Step 4: Communicate Clearly with Stakeholders

The final step in the process is often the most overlooked: reporting. In a risk crisis, communication matters as much as action. Leaders, auditors, customers, and regulators all expect clear, timely updates on how an organization is responding to a threat and what it means for operations and service continuity.

Effective reporting turns disparate data points into a coherent narrative. It answers key questions succinctly:

  • What was the threat and how was it detected?
  • Which functions or partners are exposed?
  • What mitigation steps have been taken?
  • What is the status of recovery readiness?

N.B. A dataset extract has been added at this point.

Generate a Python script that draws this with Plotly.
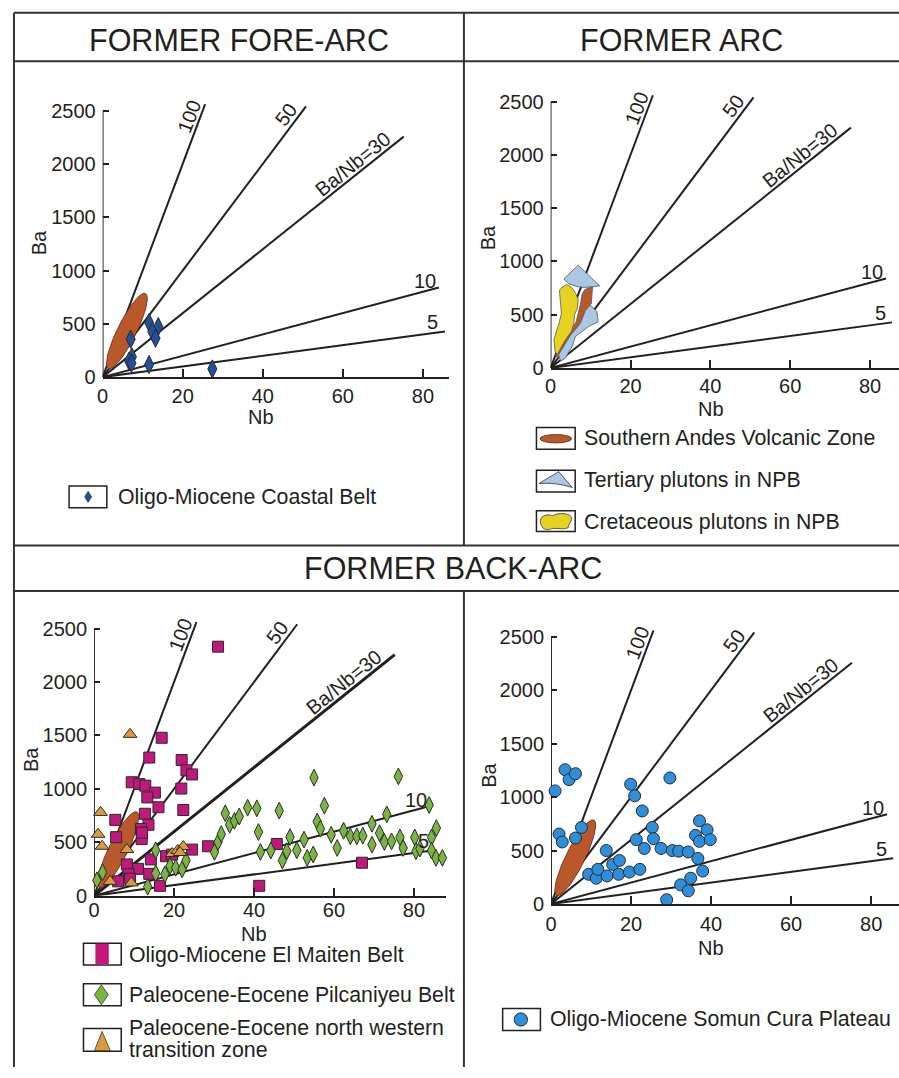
import numpy as np
import plotly.graph_objects as go

W, H = 899, 1078
FONT = "Liberation Sans, Arial, sans-serif"
INK = "#231f20"

# ---------------- data ----------------
ratios = [100, 50, 30, 10, 5]
ratio_labels = ["100", "50", "Ba/Nb=30", "10", "5"]
ratio_line_nb_end = [25.6, 50.8, 75.2, 84.0, 85.5]
ratio_label_nb = [21.6, 45.7, 62.5, 80.5, 82.5]
ratio_label_ba = [2440, 2460, 2000, 900, 515]

x_ticks = [0, 20, 40, 60, 80]
y_ticks = [0, 500, 1000, 1500, 2000, 2500]

# Southern Andes Volcanic Zone field (ellipse end points, Nb / Ba)
svz_end_nb = [1.4, 10.7]
svz_end_ba = [80, 785]

# Oligo-Miocene Coastal Belt
coastal_nb = [7.0, 11.6, 13.9, 12.4, 13.2, 7.3, 6.6, 7.2, 11.6, 27.4]
coastal_ba = [356, 511, 474, 427, 365, 190, 150, 130, 118, 77]

# Former arc fields
svz_arc_nb = [8.55, 10.5, 10.2, 8.7, 7.2, 5.4, 3.3, 2.1, 1.25, 1.9, 4.6, 6.4, 7.5, 7.9]
svz_arc_ba = [734, 766, 604, 536, 412, 320, 202, 93, 109, 202, 325, 434, 604, 697]
cret_nb = [2.9, 4.15, 5.4, 6.3, 6.9, 6.7, 6.0, 5.8, 5.2, 3.7, 2.5, 1.7, 1.1, 0.85, 1.25, 2.1, 2.7, 2.5, 2.2]
cret_ba = [759, 784, 750, 700, 640, 560, 500, 418, 341, 264, 186, 124, 155, 264, 325, 418, 511, 636, 728]
tert_hat_nb = [3.3, 6.9, 12.3, 10.5, 8.5, 6.5, 4.5]
tert_hat_ba = [835, 965, 770, 760, 755, 765, 790]
tert_low_nb = [9.95, 11.6, 11.9, 9.5, 6.2, 5.4, 3.7, 2.5, 2.0, 3.0, 5.0, 7.5, 8.7]
tert_low_ba = [589, 527, 434, 388, 295, 202, 93, 62, 124, 186, 310, 418, 542]

# Oligo-Miocene El Maiten Belt
maiten_nb = [31.0, 16.9, 13.8, 21.9, 23.1, 24.5, 9.4, 11.3, 12.8, 15.2, 13.3, 21.8, 16.1, 22.3,
             12.7, 5.3, 13.6, 11.7, 11.9, 5.5, 28.5, 24.5, 45.7, 18.0, 14.2, 8.2, 11.0, 13.8,
             8.6, 6.0, 67.0, 41.3, 16.5, 19.5, 9.0, 12.0]
maiten_ba = [2330, 1478, 1293, 1270, 1173, 1135, 1062, 1045, 1030, 965, 920, 1003, 828, 802,
             767, 710, 664, 625, 530, 548, 463, 432, 484, 370, 340, 293, 252, 205,
             201, 135, 309, 93, 93, 385, 160, 590]

# Paleocene-Eocene Pilcaniyeu Belt
pilca_nb = [0.7, 2.1, 13.4, 15.4, 15.4, 17.7, 19.0, 20.4, 22.0, 23.0, 30.1, 31.0, 31.8, 32.8,
            33.9, 35.1, 36.3, 38.4, 40.7, 41.1, 41.6, 44.2, 46.3, 47.1, 48.2, 49.0, 50.7, 52.5,
            53.3, 54.8, 55.0, 55.8, 56.6, 57.6, 59.3, 60.8, 62.4, 64.1, 65.7, 67.2, 69.5, 69.5,
            71.4, 72.6, 73.2, 74.4, 76.1, 76.5, 77.3, 80.2, 80.5, 81.5, 83.8, 84.4, 84.4, 85.5,
            85.6, 87.1, 89.5]
pilca_ba = [145, 220, 85, 210, 425, 201, 278, 262, 247, 330, 410, 503, 577, 772,
            664, 701, 741, 824, 818, 596, 410, 423, 796, 330, 417, 549, 426, 525,
            355, 386, 1105, 694, 627, 843, 571, 447, 608, 556, 556, 562, 673, 478,
            586, 503, 762, 509, 1117, 546, 447, 546, 417, 441, 849, 546, 423, 355,
            633, 355, 278]

# Paleocene-Eocene north western transition zone
nwtz_nb = [9.0, 1.6, 1.0, 2.0, 8.2, 4.0, 9.3, 19.5, 20.9, 22.3, 21.5]
nwtz_ba = [1510, 780, 575, 463, 432, 135, 120, 395, 425, 460, 405]

# Oligo-Miocene Somun Cura Plateau
somun_nb = [1.0, 3.5, 4.5, 6.1, 2.0, 2.8, 6.1, 7.6, 19.9, 20.9, 22.8, 29.7, 25.3, 25.6,
            21.3, 23.3, 27.5, 30.3, 31.9, 34.3, 36.7, 37.1, 36.1, 37.1, 39.0, 39.8, 37.9,
            13.8, 9.4, 11.3, 11.7, 14.0, 15.4, 17.1, 16.9, 19.6, 22.2, 34.9, 32.4, 34.3, 28.9]
somun_ba = [1058, 1256, 1163, 1219, 654, 580, 617, 716, 1120, 1012, 870, 1179, 716, 611,
            602, 519, 519, 500, 494, 487, 426, 778, 642, 586, 694, 602, 308,
            500, 278, 241, 324, 262, 370, 407, 278, 299, 324, 241, 179, 123, 40]

# ---------------- colours ----------------
C_SVZ = "#b9582b"
C_TERT = "#a9c8e5"
C_CRET = "#e6d21f"
C_COAST = "#21509d"
C_MAITEN = "#c2187d"
C_PILCA = "#7ab441"
C_NWTZ = "#dc9b3b"
C_SOMUN = "#2d8fdb"

# ---------------- panel geometry (pixels) ----------------
panels = [
    dict(x0=97.3, y0=381.0, sx=4.03, sy=0.1077, xmax=86.5, ba=(33, 245), nb=(257, 421), xso=0),
    dict(x0=548.3, y0=371.7, sx=4.02, sy=0.1076, xmax=87.7, ba=(485, 240), nb=(710, 413), xso=-1),
    dict(x0=88.7, y0=905.0, sx=4.025, sy=0.108, xmax=88.0, ba=(25, 767), nb=(250, 944), xso=-5),
    dict(x0=548.7, y0=913.3, sx=4.028, sy=0.108, xmax=87.6, ba=(486, 783), nb=(710, 958), xso=1),
]
YMAX = 2600
LEG = 21.3

fig = go.Figure()
layout = dict(width=W, height=H, margin=dict(l=0, r=0, t=0, b=0),
              paper_bgcolor="white", plot_bgcolor="rgba(0,0,0,0)",
              showlegend=False, font=dict(family=FONT, color=INK, size=20))
shapes = []
annotations = []

for i, p in enumerate(panels):
    n = i + 1
    xa = "xaxis" if n == 1 else f"xaxis{n}"
    ya = "yaxis" if n == 1 else f"yaxis{n}"
    xr = "x" if n == 1 else f"x{n}"
    yr = "y" if n == 1 else f"y{n}"
    xmax = min(p["xmax"], (W - p["x0"]) / p["sx"] - 0.01)
    xd = [p["x0"] / W, min(1.0, (p["x0"] + xmax * p["sx"]) / W)]
    yd = [1 - p["y0"] / H, 1 - (p["y0"] - YMAX * p["sy"]) / H]
    layout[xa] = dict(domain=xd, range=[0, xmax], anchor=yr, showgrid=False, zeroline=False,
                      showline=True, linecolor=INK, linewidth=1.8, ticks="inside", ticklen=8,
                      tickwidth=1.5, tickcolor=INK, tickvals=x_ticks,
                      tickfont=dict(size=20, family=FONT, color=INK),
                      ticklabelstandoff=p["xso"])
    layout[ya] = dict(domain=yd, range=[0, YMAX], anchor=xr, showgrid=False, zeroline=False,
                      showline=False, ticks="inside", ticklen=6, tickwidth=1.5, tickcolor=INK,
                      tickvals=y_ticks, tickfont=dict(size=20, family=FONT, color=INK),
                      ticklabelstandoff=6)
    # y axis line up to 2500
    shapes.append(dict(type="line", xref=xr, yref=yr, x0=0, x1=0, y0=0, y1=y_ticks[-1],
                       line=dict(color=INK, width=1.8), layer="below"))
    # ratio lines
    for r, e in zip(ratios, ratio_line_nb_end):
        w = 3 if (n == 3 and r == 30) else 2
        fig.add_trace(go.Scatter(x=[0, e], y=[0, r * e], mode="lines", xaxis=xr, yaxis=yr,
                                 line=dict(color=INK, width=w), hoverinfo="skip"))
    for r, lab, lx, ly in zip(ratios, ratio_labels, ratio_label_nb, ratio_label_ba):
        ang = 0 if r <= 10 else -np.degrees(np.arctan(r * p["sy"] / p["sx"]))
        annotations.append(dict(x=lx, y=ly, xref=xr, yref=yr, text=lab, showarrow=False,
                                textangle=ang, xanchor="center", yanchor="middle",
                                font=dict(size=20, family=FONT, color=INK)))
    # axis titles
    annotations.append(dict(x=p["ba"][0], y=p["ba"][1], xref="x5", yref="y5", text="Ba",
                            showarrow=False, textangle=-90, font=dict(size=20, family=FONT, color=INK)))
    annotations.append(dict(x=p["nb"][0], y=p["nb"][1], xref="x5", yref="y5", text="Nb",
                            showarrow=False, font=dict(size=20, family=FONT, color=INK)))
    # SVZ ellipse (panels 1, 3, 4)
    if n in (1, 3, 4):
        u = np.array(svz_end_nb) * p["sx"]
        v = np.array(svz_end_ba) * p["sy"]
        cu, cv = u.mean(), v.mean()
        a = np.hypot(u[1] - u[0], v[1] - v[0]) / 2
        b = 9.5
        th = np.arctan2(v[1] - v[0], u[1] - u[0])
        t = np.linspace(0, 2 * np.pi, 80)
        eu = cu + a * np.cos(t) * np.cos(th) - b * np.sin(t) * np.sin(th)
        ev = cv + a * np.cos(t) * np.sin(th) + b * np.sin(t) * np.cos(th)
        fig.add_trace(go.Scatter(x=eu / p["sx"], y=ev / p["sy"], mode="lines", fill="toself",
                                 fillcolor=C_SVZ, line=dict(color="#5a2a12", width=0.8),
                                 xaxis=xr, yaxis=yr, hoverinfo="skip"))

    def pts(xs, ys, sym, col, size):
        fig.add_trace(go.Scatter(x=xs, y=ys, mode="markers", xaxis=xr, yaxis=yr, cliponaxis=False,
                                 marker=dict(symbol=sym, color=col, size=size,
                                             line=dict(color="#2a2a2a", width=1)),
                                 hoverinfo="skip"))

    def field(xs, ys, col):
        fig.add_trace(go.Scatter(x=xs + [xs[0]], y=ys + [ys[0]], mode="lines", fill="toself",
                                 fillcolor=col, line=dict(color="#555555", width=0.8),
                                 xaxis=xr, yaxis=yr, hoverinfo="skip"))

    if n == 1:
        pts(coastal_nb, coastal_ba, "diamond-tall", C_COAST, 13)
    elif n == 2:
        field(svz_arc_nb, svz_arc_ba, C_SVZ)
        field(cret_nb, cret_ba, C_CRET)
        field(tert_low_nb, tert_low_ba, C_TERT)
        field(tert_hat_nb, tert_hat_ba, C_TERT)
    elif n == 3:
        pts(maiten_nb, maiten_ba, "square", C_MAITEN, 11)
        pts(pilca_nb, pilca_ba, "diamond-tall", C_PILCA, 12)
        pts(nwtz_nb, nwtz_ba, "triangle-up", C_NWTZ, 12)
    else:
        pts(somun_nb, somun_ba, "circle", C_SOMUN, 12)

# overlay pixel axes for frame & legends
layout["xaxis5"] = dict(domain=[0, 1], range=[0, W], visible=False, anchor="y5", fixedrange=True)
layout["yaxis5"] = dict(domain=[0, 1], range=[H, 0], visible=False, anchor="x5", fixedrange=True)
fig.add_trace(go.Scatter(x=[None], y=[None], xaxis="x5", yaxis="y5", hoverinfo="skip"))

def line(x0, y0, x1, y1, w=2):
    shapes.append(dict(type="line", xref="x5", yref="y5", x0=x0, y0=y0, x1=x1, y1=y1,
                       line=dict(color="#333333", width=w), layer="above"))

FL, FT, DIV = 8, 13, 461
line(FL, FT, W, FT)
line(FL, 62, W, 62)
line(FL, 551, W, 551)
line(FL, 597, W, 597)
line(FL, FT, FL, H)
line(DIV, FT, DIV, 551)
line(DIV, 597, DIV, H)

for txt, x, y in [("FORMER FORE-ARC", 235, 40), ("FORMER ARC", 680, 40), ("FORMER BACK-ARC", 450, 574)]:
    annotations.append(dict(x=x, y=y, xref="x5", yref="y5", text=txt, showarrow=False,
                            font=dict(size=30.5, family=FONT, color=INK)))

def box(x0, y0, x1, y1):
    shapes.append(dict(type="rect", xref="x5", yref="y5", x0=x0, y0=y0, x1=x1, y1=y1,
                       line=dict(color=INK, width=1.5), fillcolor="white", layer="above"))

def path(d, col, lw=0.8):
    shapes.append(dict(type="path", xref="x5", yref="y5", path=d, fillcolor=col,
                       line=dict(color="#333333", width=lw), layer="above"))

def legtext(x, y, t):
    annotations.append(dict(x=x, y=y, xref="x5", yref="y5", text=t, showarrow=False,
                            xanchor="left", yanchor="middle", font=dict(size=LEG, family=FONT, color=INK)))

# panel 1 legend
box(63.5, 491, 101.5, 513)
path("M 82.7,496.5 L 86.2,502 L 82.7,507.5 L 79.2,502 Z", C_COAST)
legtext(110.5, 502, "Oligo-Miocene Coastal Belt")

# panel 2 legend
box(534, 432, 573, 454)
shapes.append(dict(type="circle", xref="x5", yref="y5", x0=537.5, x1=569.5, y0=439, y1=447.5,
                   fillcolor=C_SVZ, line=dict(color="#5a2a12", width=0.8), layer="above"))
legtext(580, 443, "Southern Andes Volcanic Zone")
box(534, 475, 573, 497)
path("M 536.5,488.5 L 556.5,476.5 L 570,492.5 Q 553,487 536.5,488.5 Z", C_TERT)
legtext(580, 485, "Tertiary plutons in NPB")
box(534, 516, 573, 537)
path("M 538,528 C 537,521 545,519 550,521 C 556,518 566,518 569,522 C 571,526 566,529 566,533 "
     "C 560,536 552,532 547,535 C 541,536 539,532 538,528 Z", C_CRET)
legtext(580, 527, "Cretaceous plutons in NPB")

# panel 3 legend
box(78, 953, 116, 975)
shapes.append(dict(type="rect", xref="x5", yref="y5", x0=90, x1=103.5, y0=953.5, y1=974.5,
                   fillcolor=C_MAITEN, line=dict(width=0), layer="above"))
legtext(121.5, 965, "Oligo-Miocene El Maiten Belt")
box(78, 994, 116, 1016)
path("M 96,995 L 103,1005 L 96,1015 L 89,1005 Z", C_PILCA)
legtext(121.5, 1005, "Paleocene-Eocene Pilcaniyeu Belt")
box(78, 1039, 116, 1062)
path("M 89,1061.5 L 96.7,1042 L 105,1061.5 Z", C_NWTZ)
legtext(121.5, 1039, "Paleocene-Eocene north western")
legtext(121.5, 1061, "transition zone")

# panel 4 legend
box(500, 1019, 538, 1041)
shapes.append(dict(type="circle", xref="x5", yref="y5", x0=511.6, x1=525, y0=1023.3, y1=1036.7,
                   fillcolor=C_SOMUN, line=dict(color="#2a2a2a", width=1), layer="above"))
legtext(545.5, 1030, "Oligo-Miocene Somun Cura Plateau")

layout["shapes"] = shapes
layout["annotations"] = annotations
fig.update_layout(**layout)
fig.write_html("out.html")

Structured reporting does more than satisfy internal needs; it fosters trust. Stakeholders gain confidence when they see a defensible process behind decisions, especially during disruptions where ambiguity can erode confidence rapidly.

From a disaster recovery lens, this final step ties threat response back into broader resilience governance. It ensures that threat handling is not a siloed activity, but a visible component of how the organization manages risk, communicates status, and executes recovery strategy.

From Reactive to Resilient

In an era where threats can materialize in minutes and escalate in hours, disaster recovery cannot remain a periodic exercise. It must integrate a living process for threat and vulnerability response that continuously senses, evaluates, assesses, and communicates emerging risk. The four-step playbook outlined here aligns operational accuracy with strategic resilience imperatives.

This structured response framework transforms disaster recovery from a static plan to an operational discipline rooted in visibility, prioritization, action, and clarity, the cornerstones of resilience in the modern risk landscape.